INSTRUCTIONS FOR THE TASK
Skip all pictures, then copy the lines from the start of the data through the line with "37.6], [440, 52]];", keeping both ends.

----

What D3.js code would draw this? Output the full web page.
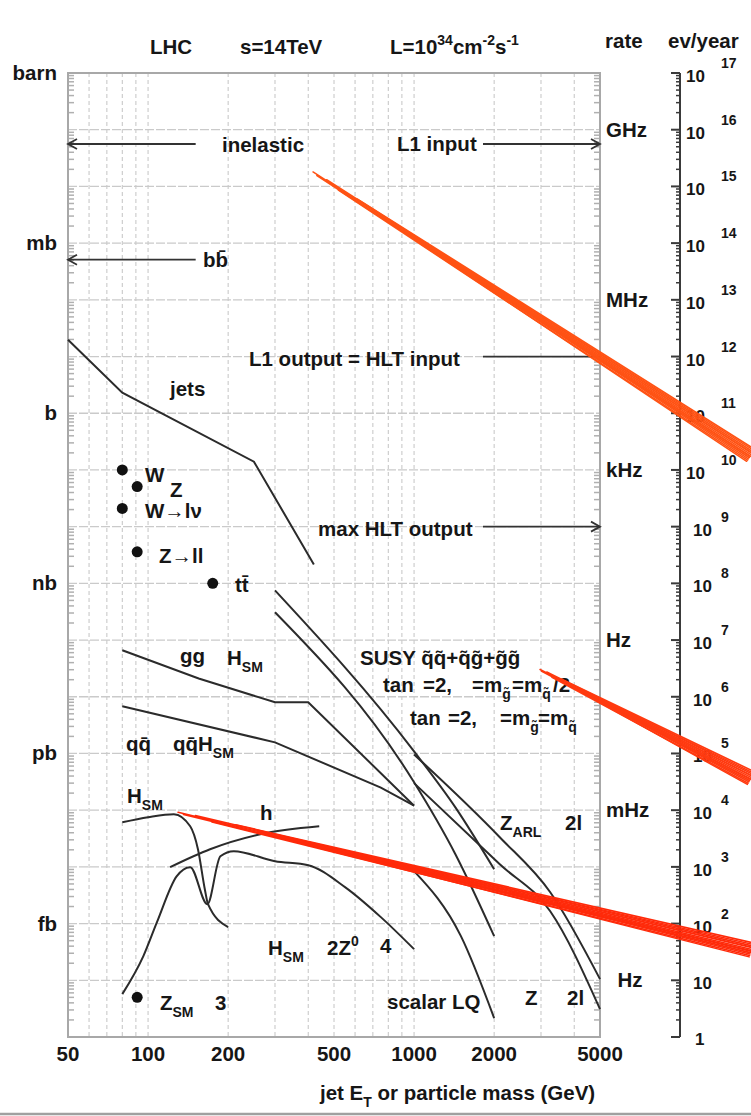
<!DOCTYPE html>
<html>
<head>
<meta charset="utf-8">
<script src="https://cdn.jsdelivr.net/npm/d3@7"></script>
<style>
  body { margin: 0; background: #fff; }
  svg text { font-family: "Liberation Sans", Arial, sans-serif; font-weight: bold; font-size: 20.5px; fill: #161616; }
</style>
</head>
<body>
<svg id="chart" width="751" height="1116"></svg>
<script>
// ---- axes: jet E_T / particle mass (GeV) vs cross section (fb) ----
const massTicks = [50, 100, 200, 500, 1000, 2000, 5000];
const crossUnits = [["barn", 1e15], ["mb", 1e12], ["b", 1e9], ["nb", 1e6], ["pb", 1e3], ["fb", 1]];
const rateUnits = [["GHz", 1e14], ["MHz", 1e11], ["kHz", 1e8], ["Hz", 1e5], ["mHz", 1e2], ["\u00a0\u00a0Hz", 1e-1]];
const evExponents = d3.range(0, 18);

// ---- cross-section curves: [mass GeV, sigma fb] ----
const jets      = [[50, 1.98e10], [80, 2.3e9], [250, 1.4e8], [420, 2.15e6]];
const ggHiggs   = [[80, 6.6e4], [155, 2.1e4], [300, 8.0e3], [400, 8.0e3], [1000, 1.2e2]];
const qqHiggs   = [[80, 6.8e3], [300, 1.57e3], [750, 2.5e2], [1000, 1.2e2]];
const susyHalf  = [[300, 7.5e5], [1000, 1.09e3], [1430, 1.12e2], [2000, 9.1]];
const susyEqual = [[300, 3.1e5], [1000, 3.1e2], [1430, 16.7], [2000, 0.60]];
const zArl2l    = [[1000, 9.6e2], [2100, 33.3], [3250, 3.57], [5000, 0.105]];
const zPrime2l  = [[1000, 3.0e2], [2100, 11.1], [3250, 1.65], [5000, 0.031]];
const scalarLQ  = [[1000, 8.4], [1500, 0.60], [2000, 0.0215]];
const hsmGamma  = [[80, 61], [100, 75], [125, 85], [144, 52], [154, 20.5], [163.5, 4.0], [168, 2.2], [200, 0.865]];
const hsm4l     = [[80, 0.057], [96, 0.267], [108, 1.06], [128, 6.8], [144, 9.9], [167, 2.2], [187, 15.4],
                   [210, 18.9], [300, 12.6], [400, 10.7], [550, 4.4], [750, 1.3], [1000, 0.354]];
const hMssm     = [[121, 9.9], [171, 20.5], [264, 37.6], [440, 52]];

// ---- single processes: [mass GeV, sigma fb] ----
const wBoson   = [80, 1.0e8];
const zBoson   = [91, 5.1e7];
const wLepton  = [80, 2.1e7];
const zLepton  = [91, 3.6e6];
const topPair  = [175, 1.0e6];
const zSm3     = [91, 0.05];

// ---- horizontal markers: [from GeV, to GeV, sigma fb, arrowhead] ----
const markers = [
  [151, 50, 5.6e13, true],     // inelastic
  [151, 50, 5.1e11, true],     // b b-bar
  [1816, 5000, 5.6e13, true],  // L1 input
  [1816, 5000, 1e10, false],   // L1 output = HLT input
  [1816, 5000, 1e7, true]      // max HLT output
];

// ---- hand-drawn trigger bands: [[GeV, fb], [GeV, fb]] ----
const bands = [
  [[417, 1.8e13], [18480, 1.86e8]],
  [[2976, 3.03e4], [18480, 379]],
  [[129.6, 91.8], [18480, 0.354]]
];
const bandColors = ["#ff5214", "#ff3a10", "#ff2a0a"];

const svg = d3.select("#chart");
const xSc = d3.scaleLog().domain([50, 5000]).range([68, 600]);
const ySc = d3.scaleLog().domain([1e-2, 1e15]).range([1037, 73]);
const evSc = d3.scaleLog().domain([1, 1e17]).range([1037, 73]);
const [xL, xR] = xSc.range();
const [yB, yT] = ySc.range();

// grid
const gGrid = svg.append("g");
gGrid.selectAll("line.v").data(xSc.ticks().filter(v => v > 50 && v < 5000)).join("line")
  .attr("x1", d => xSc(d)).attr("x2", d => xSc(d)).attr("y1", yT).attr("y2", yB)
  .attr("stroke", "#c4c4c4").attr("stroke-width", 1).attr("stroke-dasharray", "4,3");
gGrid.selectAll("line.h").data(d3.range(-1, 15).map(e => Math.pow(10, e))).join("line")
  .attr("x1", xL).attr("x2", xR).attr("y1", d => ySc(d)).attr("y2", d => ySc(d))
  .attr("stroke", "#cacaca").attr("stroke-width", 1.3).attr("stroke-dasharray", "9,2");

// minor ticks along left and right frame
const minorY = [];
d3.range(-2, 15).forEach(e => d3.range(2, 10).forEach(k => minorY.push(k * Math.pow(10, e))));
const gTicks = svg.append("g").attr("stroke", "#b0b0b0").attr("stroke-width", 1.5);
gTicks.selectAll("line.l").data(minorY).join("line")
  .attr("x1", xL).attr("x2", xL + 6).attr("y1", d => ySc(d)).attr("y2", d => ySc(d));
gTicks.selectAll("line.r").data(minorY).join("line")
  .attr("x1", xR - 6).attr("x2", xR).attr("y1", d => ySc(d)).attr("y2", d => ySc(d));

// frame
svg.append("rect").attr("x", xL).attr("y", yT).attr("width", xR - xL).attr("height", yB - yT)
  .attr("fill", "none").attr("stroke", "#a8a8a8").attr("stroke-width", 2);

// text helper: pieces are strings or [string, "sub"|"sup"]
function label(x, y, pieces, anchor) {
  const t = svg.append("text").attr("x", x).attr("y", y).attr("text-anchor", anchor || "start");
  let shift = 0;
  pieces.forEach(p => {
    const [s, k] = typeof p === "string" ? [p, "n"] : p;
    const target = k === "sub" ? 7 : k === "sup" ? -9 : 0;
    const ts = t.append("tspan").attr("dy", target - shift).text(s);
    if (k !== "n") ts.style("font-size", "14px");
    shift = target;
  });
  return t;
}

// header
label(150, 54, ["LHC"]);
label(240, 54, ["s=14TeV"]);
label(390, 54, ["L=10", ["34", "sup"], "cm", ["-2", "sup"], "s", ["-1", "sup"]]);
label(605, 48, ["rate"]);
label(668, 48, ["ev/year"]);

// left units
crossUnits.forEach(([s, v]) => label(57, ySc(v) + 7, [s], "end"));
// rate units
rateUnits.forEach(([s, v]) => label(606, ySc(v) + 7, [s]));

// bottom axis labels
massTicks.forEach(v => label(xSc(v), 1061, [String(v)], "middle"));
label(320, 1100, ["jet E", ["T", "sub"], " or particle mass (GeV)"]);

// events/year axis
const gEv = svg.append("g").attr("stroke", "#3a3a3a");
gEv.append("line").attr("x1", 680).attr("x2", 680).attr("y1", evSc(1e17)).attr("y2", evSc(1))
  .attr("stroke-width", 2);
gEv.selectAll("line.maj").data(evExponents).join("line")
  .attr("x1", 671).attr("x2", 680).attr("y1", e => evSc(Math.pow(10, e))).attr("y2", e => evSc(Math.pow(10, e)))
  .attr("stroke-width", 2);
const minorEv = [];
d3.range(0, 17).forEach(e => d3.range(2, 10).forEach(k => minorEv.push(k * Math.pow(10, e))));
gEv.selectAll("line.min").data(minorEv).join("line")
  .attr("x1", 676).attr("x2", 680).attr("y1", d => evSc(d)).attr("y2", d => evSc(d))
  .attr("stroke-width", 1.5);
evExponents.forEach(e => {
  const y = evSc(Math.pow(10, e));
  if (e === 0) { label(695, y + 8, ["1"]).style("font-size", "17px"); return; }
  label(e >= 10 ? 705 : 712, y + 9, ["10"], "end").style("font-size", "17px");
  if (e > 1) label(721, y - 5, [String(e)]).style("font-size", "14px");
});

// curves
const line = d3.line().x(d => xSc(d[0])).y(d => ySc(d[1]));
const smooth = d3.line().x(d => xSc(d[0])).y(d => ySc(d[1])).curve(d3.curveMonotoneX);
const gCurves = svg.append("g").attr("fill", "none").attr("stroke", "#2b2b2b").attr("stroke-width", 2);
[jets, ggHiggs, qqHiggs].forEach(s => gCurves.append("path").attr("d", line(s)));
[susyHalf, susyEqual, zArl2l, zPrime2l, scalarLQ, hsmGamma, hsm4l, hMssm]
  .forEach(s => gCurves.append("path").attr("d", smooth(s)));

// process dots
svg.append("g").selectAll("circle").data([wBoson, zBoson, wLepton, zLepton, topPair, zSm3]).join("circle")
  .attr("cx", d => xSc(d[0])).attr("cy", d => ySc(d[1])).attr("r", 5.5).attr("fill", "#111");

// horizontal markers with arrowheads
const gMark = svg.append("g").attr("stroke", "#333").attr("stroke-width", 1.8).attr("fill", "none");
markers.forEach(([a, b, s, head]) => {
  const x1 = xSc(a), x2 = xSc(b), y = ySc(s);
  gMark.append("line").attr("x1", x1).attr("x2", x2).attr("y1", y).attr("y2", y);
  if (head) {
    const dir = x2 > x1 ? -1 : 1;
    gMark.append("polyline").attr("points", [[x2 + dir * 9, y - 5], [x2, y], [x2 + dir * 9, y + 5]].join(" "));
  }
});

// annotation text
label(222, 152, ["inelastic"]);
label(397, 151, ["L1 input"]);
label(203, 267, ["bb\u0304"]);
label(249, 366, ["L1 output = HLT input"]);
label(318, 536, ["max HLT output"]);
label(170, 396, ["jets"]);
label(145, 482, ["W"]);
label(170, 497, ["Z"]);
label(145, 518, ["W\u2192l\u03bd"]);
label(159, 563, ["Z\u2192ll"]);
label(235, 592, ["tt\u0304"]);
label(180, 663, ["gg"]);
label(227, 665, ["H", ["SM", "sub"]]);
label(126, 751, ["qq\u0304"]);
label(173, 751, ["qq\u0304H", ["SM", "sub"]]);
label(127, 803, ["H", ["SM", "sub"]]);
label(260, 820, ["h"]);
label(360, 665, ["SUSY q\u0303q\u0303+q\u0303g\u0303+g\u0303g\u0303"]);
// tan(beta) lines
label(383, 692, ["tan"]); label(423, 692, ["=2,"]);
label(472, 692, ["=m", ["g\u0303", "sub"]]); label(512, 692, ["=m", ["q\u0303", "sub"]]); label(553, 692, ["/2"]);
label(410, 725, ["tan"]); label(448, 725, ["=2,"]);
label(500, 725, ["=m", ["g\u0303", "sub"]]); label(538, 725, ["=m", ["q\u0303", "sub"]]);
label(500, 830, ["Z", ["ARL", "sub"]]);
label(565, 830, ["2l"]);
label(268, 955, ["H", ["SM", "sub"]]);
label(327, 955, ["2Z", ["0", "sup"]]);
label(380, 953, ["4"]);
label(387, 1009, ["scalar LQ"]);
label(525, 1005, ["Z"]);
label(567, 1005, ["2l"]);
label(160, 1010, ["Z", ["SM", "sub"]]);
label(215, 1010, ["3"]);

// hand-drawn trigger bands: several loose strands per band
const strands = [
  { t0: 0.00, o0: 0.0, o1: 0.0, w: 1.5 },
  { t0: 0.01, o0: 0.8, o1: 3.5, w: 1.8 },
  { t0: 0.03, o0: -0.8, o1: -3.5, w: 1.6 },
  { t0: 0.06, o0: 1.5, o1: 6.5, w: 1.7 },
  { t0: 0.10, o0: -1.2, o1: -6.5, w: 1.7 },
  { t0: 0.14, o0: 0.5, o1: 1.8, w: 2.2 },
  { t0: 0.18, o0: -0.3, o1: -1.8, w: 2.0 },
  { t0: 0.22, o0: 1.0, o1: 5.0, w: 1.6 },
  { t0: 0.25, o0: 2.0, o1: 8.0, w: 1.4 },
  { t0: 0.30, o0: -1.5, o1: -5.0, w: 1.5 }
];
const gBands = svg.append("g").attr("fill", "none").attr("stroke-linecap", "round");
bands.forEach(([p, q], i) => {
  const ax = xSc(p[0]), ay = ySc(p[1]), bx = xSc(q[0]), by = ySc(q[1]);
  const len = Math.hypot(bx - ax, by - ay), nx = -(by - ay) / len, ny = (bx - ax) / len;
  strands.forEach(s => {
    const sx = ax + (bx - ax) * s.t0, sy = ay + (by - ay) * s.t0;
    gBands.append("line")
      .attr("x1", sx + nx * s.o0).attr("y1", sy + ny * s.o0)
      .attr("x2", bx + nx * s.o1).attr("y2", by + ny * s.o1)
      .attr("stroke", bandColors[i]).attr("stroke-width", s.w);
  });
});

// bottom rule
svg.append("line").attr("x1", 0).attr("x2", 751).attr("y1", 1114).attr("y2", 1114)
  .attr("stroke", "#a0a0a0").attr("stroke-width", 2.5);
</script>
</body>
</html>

----

RESULT BELOW
What D3.js code would draw this? Output the full web page.
<!DOCTYPE html>
<html>
<head>
<meta charset="utf-8">
<script src="https://cdn.jsdelivr.net/npm/d3@7"></script>
<style>
  body { margin: 0; background: #fff; }
  svg text { font-family: "Liberation Sans", Arial, sans-serif; font-weight: bold; font-size: 20.5px; fill: #161616; }
</style>
</head>
<body>
<svg id="chart" width="751" height="1116"></svg>
<script>
// ---- axes: jet E_T / particle mass (GeV) vs cross section (fb) ----
const massTicks = [50, 100, 200, 500, 1000, 2000, 5000];
const crossUnits = [["barn", 1e15], ["mb", 1e12], ["b", 1e9], ["nb", 1e6], ["pb", 1e3], ["fb", 1]];
const rateUnits = [["GHz", 1e14], ["MHz", 1e11], ["kHz", 1e8], ["Hz", 1e5], ["mHz", 1e2], ["\u00a0\u00a0Hz", 1e-1]];
const evExponents = d3.range(0, 18);

// ---- cross-section curves: [mass GeV, sigma fb] ----
const jets      = [[50, 1.98e10], [80, 2.3e9], [250, 1.4e8], [420, 2.15e6]];
const ggHiggs   = [[80, 6.6e4], [155, 2.1e4], [300, 8.0e3], [400, 8.0e3], [1000, 1.2e2]];
const qqHiggs   = [[80, 6.8e3], [300, 1.57e3], [750, 2.5e2], [1000, 1.2e2]];
const susyHalf  = [[300, 7.5e5], [1000, 1.09e3], [1430, 1.12e2], [2000, 9.1]];
const susyEqual = [[300, 3.1e5], [1000, 3.1e2], [1430, 16.7], [2000, 0.60]];
const zArl2l    = [[1000, 9.6e2], [2100, 33.3], [3250, 3.57], [5000, 0.105]];
const zPrime2l  = [[1000, 3.0e2], [2100, 11.1], [3250, 1.65], [5000, 0.031]];
const scalarLQ  = [[1000, 8.4], [1500, 0.60], [2000, 0.0215]];
const hsmGamma  = [[80, 61], [100, 75], [125, 85], [144, 52], [154, 20.5], [163.5, 4.0], [168, 2.2], [200, 0.865]];
const hsm4l     = [[80, 0.057], [96, 0.267], [108, 1.06], [128, 6.8], [144, 9.9], [167, 2.2], [187, 15.4],
                   [210, 18.9], [300, 12.6], [400, 10.7], [550, 4.4], [750, 1.3], [1000, 0.354]];
const hMssm     = [[121, 9.9], [171, 20.5], [264, 37.6], [440, 52]];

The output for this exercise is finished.